Growing Mint

by National Gardening Association Editors

The mint family offers a tremendous diversity of refreshing scents and flavors for cooking, beverages, and potpourris. Bumblebees and other pollinators are attracted to the delicate flowers that appear in mid- to late summer. Some varieties sport variegated foliage for added interest in the herb garden.

Mints for Your Garden

Spearmint (Mentha spicata) makes a soothing tea, and is a key ingredient in mint juleps. It’s also the mint of mint jelly, and can be use to highlight flavors in a fruit salad or grain pilaf. Plants grow 2 to 3 feet tail and blossom in pale violet mid- to late summer.
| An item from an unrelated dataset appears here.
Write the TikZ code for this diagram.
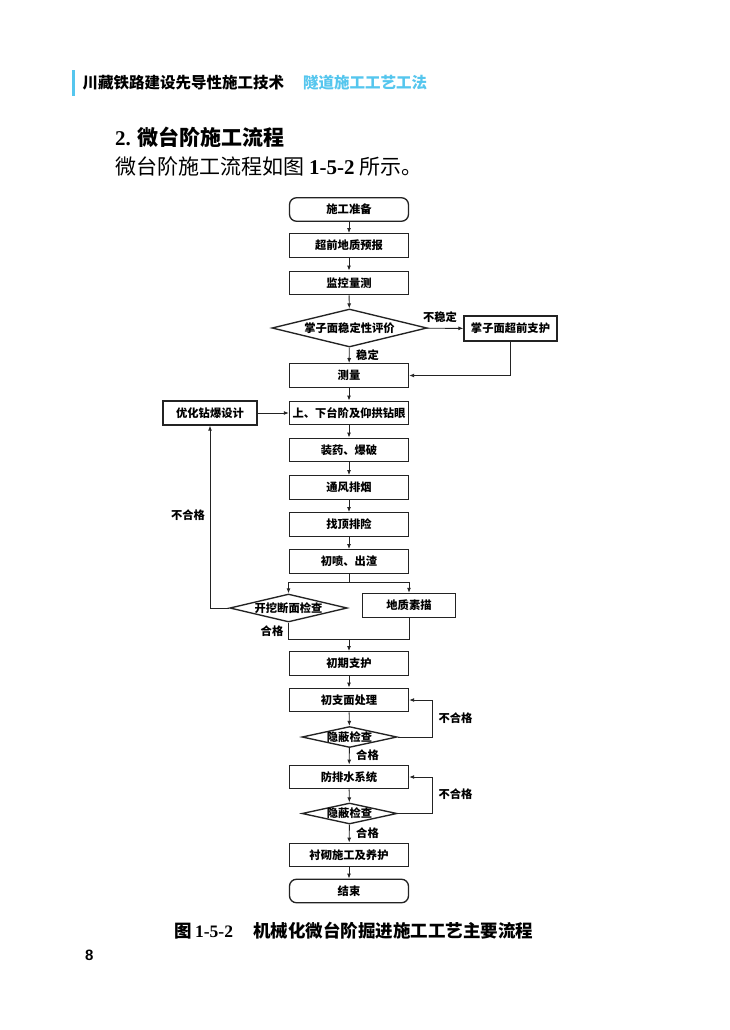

Peppermint (Mentha x piperita) is more pungent than spearmint, which tends to the sweet side. Peppermint grows to 3 feet tall, bearing smooth leaves 1 to 3 inches long. But the bouquet is bigger than these two familiar flavors. In catalogs and garden centers, you can find apple mint, chocolate mint, orange mint, and many others.

Growing and Harvesting Mints

Mint can be terribly invasive, particularly in rich, moist soil. To keep it from overtaking your yard, confine it to a bed with edging of metal or plastic. Bury edging to a depth of 14 inches around the perimeter of the mint patch, or simply grow the plants it in pots.

A single plant is plenty for a small garden, as it will quickly spread to fill its allotted space. Choose a sunny location with moderately fertile, humusy soil. Use a light mulch to retain moisture and keep leaves clean.

Once plants are growing vigorously, you can harvest young or mature leaves. Don’t be afraid to cut the plants back frequently to promote fresh growth. Rusty spots on leaves indicate a fungal infection; pick and destroy blemished leaves and propagate new plants from uninfected cuttings to cultivate in a new location. You can dry mint leaves on trays or by hanging bunched branches upside down in a warm, dark, well-ventilated area, such as an airy attic or outbuilding. Fresh leaves are easy to freeze too.